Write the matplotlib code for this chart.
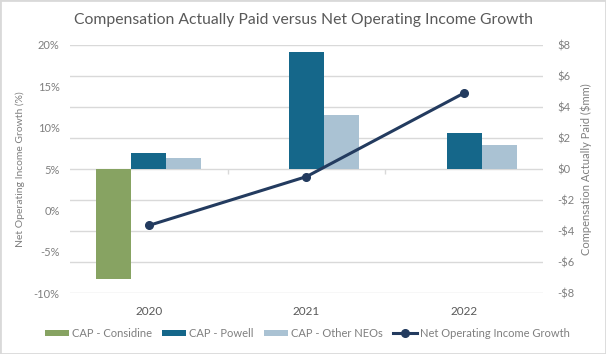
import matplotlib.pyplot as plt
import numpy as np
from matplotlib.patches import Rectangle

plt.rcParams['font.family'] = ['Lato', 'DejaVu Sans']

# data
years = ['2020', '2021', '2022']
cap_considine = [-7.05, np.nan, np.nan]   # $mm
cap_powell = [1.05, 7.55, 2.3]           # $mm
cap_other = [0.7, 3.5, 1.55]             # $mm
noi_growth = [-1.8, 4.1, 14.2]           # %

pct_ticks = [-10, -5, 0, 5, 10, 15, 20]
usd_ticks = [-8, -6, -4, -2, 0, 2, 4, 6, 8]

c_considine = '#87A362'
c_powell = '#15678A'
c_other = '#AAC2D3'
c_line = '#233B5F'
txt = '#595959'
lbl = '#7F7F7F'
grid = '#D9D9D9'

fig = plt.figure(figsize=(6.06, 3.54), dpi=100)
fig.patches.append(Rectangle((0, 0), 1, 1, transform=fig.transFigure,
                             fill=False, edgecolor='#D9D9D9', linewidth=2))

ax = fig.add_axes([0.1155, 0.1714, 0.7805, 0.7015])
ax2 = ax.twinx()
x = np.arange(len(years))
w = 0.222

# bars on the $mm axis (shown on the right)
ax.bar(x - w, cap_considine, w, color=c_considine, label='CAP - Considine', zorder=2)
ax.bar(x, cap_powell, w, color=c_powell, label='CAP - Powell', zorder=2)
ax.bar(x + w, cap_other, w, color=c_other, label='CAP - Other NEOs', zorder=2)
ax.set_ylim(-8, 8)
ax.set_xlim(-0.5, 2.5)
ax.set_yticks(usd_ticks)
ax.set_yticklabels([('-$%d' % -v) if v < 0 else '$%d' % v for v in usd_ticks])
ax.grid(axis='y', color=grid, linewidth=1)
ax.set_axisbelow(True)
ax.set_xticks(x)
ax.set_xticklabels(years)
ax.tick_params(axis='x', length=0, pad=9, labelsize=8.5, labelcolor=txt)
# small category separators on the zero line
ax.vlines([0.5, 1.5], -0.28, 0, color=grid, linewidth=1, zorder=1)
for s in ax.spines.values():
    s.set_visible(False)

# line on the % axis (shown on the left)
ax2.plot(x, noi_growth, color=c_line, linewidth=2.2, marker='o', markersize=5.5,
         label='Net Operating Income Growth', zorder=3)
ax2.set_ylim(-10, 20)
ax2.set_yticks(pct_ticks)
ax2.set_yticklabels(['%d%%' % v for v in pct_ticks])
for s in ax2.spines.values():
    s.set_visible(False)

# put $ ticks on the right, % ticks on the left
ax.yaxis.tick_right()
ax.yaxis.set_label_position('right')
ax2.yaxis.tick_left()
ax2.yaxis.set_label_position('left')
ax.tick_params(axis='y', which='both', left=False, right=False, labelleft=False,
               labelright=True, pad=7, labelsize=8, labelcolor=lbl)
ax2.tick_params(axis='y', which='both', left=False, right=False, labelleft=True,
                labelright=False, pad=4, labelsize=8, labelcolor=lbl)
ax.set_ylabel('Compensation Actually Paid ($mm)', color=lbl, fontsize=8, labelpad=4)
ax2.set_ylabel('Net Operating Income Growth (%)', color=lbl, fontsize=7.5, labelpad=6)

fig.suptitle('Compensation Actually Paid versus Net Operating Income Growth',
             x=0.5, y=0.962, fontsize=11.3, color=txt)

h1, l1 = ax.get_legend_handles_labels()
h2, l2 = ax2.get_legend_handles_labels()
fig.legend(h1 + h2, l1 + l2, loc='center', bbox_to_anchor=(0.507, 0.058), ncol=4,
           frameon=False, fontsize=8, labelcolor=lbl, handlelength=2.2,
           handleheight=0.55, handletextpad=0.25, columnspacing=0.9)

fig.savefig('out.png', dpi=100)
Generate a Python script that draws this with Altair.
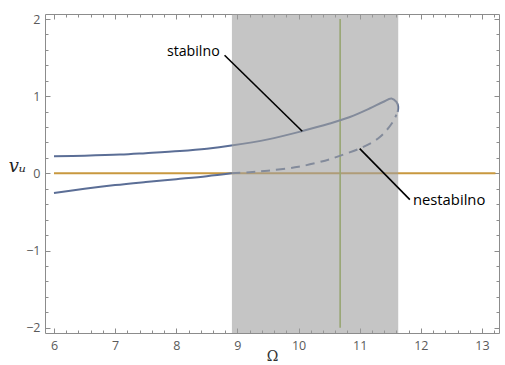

▸ Work to complete
Copy all the entries word for word. Omit any pictures.

▸ Answer in full
Write the matplotlib code for this chart.
import matplotlib.pyplot as plt
import numpy as np
from matplotlib.patches import Rectangle

plt.rcParams['font.family'] = ['Lato', 'DejaVu Sans']

# data
years = ['2020', '2021', '2022']
cap_considine = [-7.05, np.nan, np.nan]   # $mm
cap_powell = [1.05, 7.55, 2.3]           # $mm
cap_other = [0.7, 3.5, 1.55]             # $mm
noi_growth = [-1.8, 4.1, 14.2]           # %

pct_ticks = [-10, -5, 0, 5, 10, 15, 20]
usd_ticks = [-8, -6, -4, -2, 0, 2, 4, 6, 8]

c_considine = '#87A362'
c_powell = '#15678A'
c_other = '#AAC2D3'
c_line = '#233B5F'
txt = '#595959'
lbl = '#7F7F7F'
grid = '#D9D9D9'

fig = plt.figure(figsize=(6.06, 3.54), dpi=100)
fig.patches.append(Rectangle((0, 0), 1, 1, transform=fig.transFigure,
                             fill=False, edgecolor='#D9D9D9', linewidth=2))

ax = fig.add_axes([0.1155, 0.1714, 0.7805, 0.7015])
ax2 = ax.twinx()
x = np.arange(len(years))
w = 0.222

# bars on the $mm axis (shown on the right)
ax.bar(x - w, cap_considine, w, color=c_considine, label='CAP - Considine', zorder=2)
ax.bar(x, cap_powell, w, color=c_powell, label='CAP - Powell', zorder=2)
ax.bar(x + w, cap_other, w, color=c_other, label='CAP - Other NEOs', zorder=2)
ax.set_ylim(-8, 8)
ax.set_xlim(-0.5, 2.5)
ax.set_yticks(usd_ticks)
ax.set_yticklabels([('-$%d' % -v) if v < 0 else '$%d' % v for v in usd_ticks])
ax.grid(axis='y', color=grid, linewidth=1)
ax.set_axisbelow(True)
ax.set_xticks(x)
ax.set_xticklabels(years)
ax.tick_params(axis='x', length=0, pad=9, labelsize=8.5, labelcolor=txt)
# small category separators on the zero line
ax.vlines([0.5, 1.5], -0.28, 0, color=grid, linewidth=1, zorder=1)
for s in ax.spines.values():
    s.set_visible(False)

# line on the % axis (shown on the left)
ax2.plot(x, noi_growth, color=c_line, linewidth=2.2, marker='o', markersize=5.5,
         label='Net Operating Income Growth', zorder=3)
ax2.set_ylim(-10, 20)
ax2.set_yticks(pct_ticks)
ax2.set_yticklabels(['%d%%' % v for v in pct_ticks])
for s in ax2.spines.values():
    s.set_visible(False)

# put $ ticks on the right, % ticks on the left
ax.yaxis.tick_right()
ax.yaxis.set_label_position('right')
ax2.yaxis.tick_left()
ax2.yaxis.set_label_position('left')
ax.tick_params(axis='y', which='both', left=False, right=False, labelleft=False,
               labelright=True, pad=7, labelsize=8, labelcolor=lbl)
ax2.tick_params(axis='y', which='both', left=False, right=False, labelleft=True,
                labelright=False, pad=4, labelsize=8, labelcolor=lbl)
ax.set_ylabel('Compensation Actually Paid ($mm)', color=lbl, fontsize=8, labelpad=4)
ax2.set_ylabel('Net Operating Income Growth (%)', color=lbl, fontsize=7.5, labelpad=6)

fig.suptitle('Compensation Actually Paid versus Net Operating Income Growth',
             x=0.5, y=0.962, fontsize=11.3, color=txt)

h1, l1 = ax.get_legend_handles_labels()
h2, l2 = ax2.get_legend_handles_labels()
fig.legend(h1 + h2, l1 + l2, loc='center', bbox_to_anchor=(0.507, 0.058), ncol=4,
           frameon=False, fontsize=8, labelcolor=lbl, handlelength=2.2,
           handleheight=0.55, handletextpad=0.25, columnspacing=0.9)

fig.savefig('out.png', dpi=100)
Generate a Python script that draws this with Altair.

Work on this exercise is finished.